- Task directions -
Extract the records in full, leaving every picture out.

- Stored records -

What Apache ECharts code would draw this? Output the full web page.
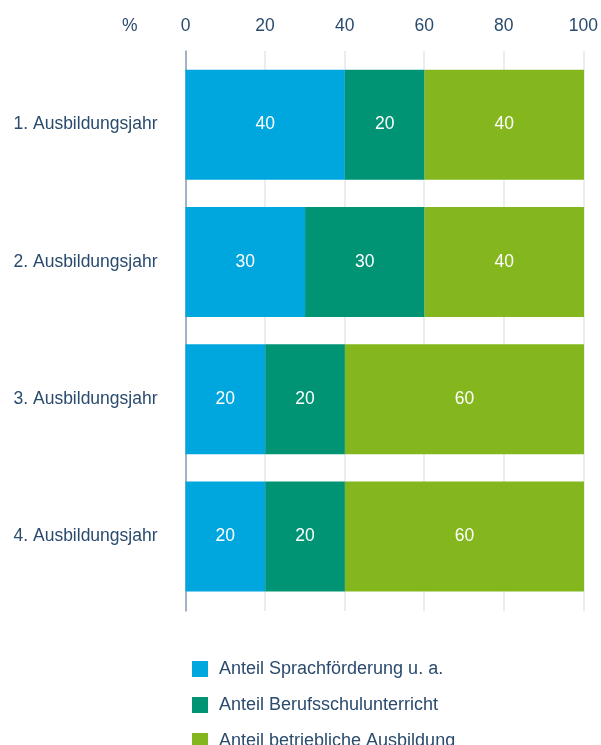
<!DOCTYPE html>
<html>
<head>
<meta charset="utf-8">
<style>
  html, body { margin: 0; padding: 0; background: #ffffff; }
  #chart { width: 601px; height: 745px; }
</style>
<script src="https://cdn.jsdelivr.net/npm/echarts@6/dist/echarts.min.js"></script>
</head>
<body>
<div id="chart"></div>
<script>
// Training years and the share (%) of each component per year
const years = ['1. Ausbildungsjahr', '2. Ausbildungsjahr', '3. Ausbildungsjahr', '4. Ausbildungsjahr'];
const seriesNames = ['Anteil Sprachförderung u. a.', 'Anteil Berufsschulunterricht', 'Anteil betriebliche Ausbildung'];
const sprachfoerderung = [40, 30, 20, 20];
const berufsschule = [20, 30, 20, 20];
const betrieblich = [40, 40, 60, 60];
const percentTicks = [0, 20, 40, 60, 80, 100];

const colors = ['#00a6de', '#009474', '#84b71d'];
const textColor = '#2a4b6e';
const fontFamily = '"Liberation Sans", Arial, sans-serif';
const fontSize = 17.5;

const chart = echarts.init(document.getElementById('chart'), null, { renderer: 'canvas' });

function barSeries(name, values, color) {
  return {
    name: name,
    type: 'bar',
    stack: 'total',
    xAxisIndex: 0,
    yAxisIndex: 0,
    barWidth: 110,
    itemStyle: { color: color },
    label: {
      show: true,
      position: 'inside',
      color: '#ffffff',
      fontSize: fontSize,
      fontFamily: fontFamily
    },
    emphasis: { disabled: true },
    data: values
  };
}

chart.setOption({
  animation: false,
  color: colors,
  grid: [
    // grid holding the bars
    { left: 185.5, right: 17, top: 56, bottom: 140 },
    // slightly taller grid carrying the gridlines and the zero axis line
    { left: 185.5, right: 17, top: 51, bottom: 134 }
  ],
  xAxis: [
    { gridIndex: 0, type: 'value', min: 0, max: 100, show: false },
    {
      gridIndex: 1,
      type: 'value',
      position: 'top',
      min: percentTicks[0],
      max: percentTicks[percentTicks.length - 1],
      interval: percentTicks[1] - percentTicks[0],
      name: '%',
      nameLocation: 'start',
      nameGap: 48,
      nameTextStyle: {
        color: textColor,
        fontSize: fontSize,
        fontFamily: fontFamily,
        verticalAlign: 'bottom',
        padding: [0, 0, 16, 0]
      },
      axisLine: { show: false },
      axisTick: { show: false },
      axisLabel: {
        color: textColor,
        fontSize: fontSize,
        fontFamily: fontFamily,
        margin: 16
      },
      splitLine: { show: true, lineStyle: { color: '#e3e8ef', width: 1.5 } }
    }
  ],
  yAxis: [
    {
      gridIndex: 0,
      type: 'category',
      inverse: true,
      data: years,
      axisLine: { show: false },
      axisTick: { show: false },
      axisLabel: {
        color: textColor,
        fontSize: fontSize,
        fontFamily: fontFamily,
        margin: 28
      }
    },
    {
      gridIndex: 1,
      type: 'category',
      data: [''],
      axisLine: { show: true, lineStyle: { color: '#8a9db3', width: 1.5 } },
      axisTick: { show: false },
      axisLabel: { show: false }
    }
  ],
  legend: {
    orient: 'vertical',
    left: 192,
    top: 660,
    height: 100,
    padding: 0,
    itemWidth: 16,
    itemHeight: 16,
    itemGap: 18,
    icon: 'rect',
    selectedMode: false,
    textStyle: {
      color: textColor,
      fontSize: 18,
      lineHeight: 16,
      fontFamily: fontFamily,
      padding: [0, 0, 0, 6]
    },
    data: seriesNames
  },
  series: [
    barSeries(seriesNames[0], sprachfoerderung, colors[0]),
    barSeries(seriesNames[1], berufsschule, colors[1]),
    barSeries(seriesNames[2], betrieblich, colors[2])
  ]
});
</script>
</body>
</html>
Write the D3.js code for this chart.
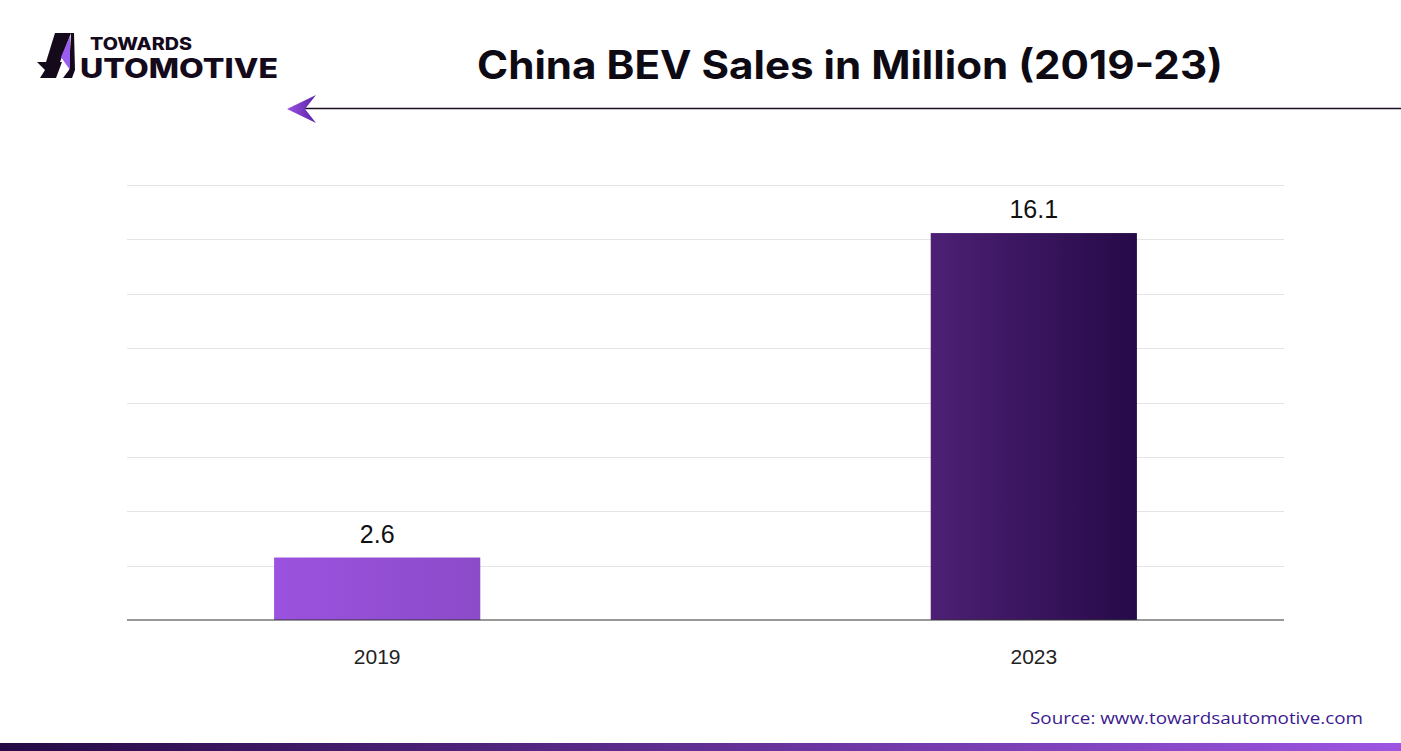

- Result of the exercise -
What Apache ECharts code would draw this? Output the full web page.
<!DOCTYPE html>
<html>
<head>
<meta charset="utf-8">
<style>
  html, body { margin: 0; padding: 0; background: #ffffff; }
  #chart { width: 601px; height: 745px; }
</style>
<script src="https://cdn.jsdelivr.net/npm/echarts@6/dist/echarts.min.js"></script>
</head>
<body>
<div id="chart"></div>
<script>
// Training years and the share (%) of each component per year
const years = ['1. Ausbildungsjahr', '2. Ausbildungsjahr', '3. Ausbildungsjahr', '4. Ausbildungsjahr'];
const seriesNames = ['Anteil Sprachförderung u. a.', 'Anteil Berufsschulunterricht', 'Anteil betriebliche Ausbildung'];
const sprachfoerderung = [40, 30, 20, 20];
const berufsschule = [20, 30, 20, 20];
const betrieblich = [40, 40, 60, 60];
const percentTicks = [0, 20, 40, 60, 80, 100];

const colors = ['#00a6de', '#009474', '#84b71d'];
const textColor = '#2a4b6e';
const fontFamily = '"Liberation Sans", Arial, sans-serif';
const fontSize = 17.5;

const chart = echarts.init(document.getElementById('chart'), null, { renderer: 'canvas' });

function barSeries(name, values, color) {
  return {
    name: name,
    type: 'bar',
    stack: 'total',
    xAxisIndex: 0,
    yAxisIndex: 0,
    barWidth: 110,
    itemStyle: { color: color },
    label: {
      show: true,
      position: 'inside',
      color: '#ffffff',
      fontSize: fontSize,
      fontFamily: fontFamily
    },
    emphasis: { disabled: true },
    data: values
  };
}

chart.setOption({
  animation: false,
  color: colors,
  grid: [
    // grid holding the bars
    { left: 185.5, right: 17, top: 56, bottom: 140 },
    // slightly taller grid carrying the gridlines and the zero axis line
    { left: 185.5, right: 17, top: 51, bottom: 134 }
  ],
  xAxis: [
    { gridIndex: 0, type: 'value', min: 0, max: 100, show: false },
    {
      gridIndex: 1,
      type: 'value',
      position: 'top',
      min: percentTicks[0],
      max: percentTicks[percentTicks.length - 1],
      interval: percentTicks[1] - percentTicks[0],
      name: '%',
      nameLocation: 'start',
      nameGap: 48,
      nameTextStyle: {
        color: textColor,
        fontSize: fontSize,
        fontFamily: fontFamily,
        verticalAlign: 'bottom',
        padding: [0, 0, 16, 0]
      },
      axisLine: { show: false },
      axisTick: { show: false },
      axisLabel: {
        color: textColor,
        fontSize: fontSize,
        fontFamily: fontFamily,
        margin: 16
      },
      splitLine: { show: true, lineStyle: { color: '#e3e8ef', width: 1.5 } }
    }
  ],
  yAxis: [
    {
      gridIndex: 0,
      type: 'category',
      inverse: true,
      data: years,
      axisLine: { show: false },
      axisTick: { show: false },
      axisLabel: {
        color: textColor,
        fontSize: fontSize,
        fontFamily: fontFamily,
        margin: 28
      }
    },
    {
      gridIndex: 1,
      type: 'category',
      data: [''],
      axisLine: { show: true, lineStyle: { color: '#8a9db3', width: 1.5 } },
      axisTick: { show: false },
      axisLabel: { show: false }
    }
  ],
  legend: {
    orient: 'vertical',
    left: 192,
    top: 660,
    height: 100,
    padding: 0,
    itemWidth: 16,
    itemHeight: 16,
    itemGap: 18,
    icon: 'rect',
    selectedMode: false,
    textStyle: {
      color: textColor,
      fontSize: 18,
      lineHeight: 16,
      fontFamily: fontFamily,
      padding: [0, 0, 0, 6]
    },
    data: seriesNames
  },
  series: [
    barSeries(seriesNames[0], sprachfoerderung, colors[0]),
    barSeries(seriesNames[1], berufsschule, colors[1]),
    barSeries(seriesNames[2], betrieblich, colors[2])
  ]
});
</script>
</body>
</html>
Write the D3.js code for this chart.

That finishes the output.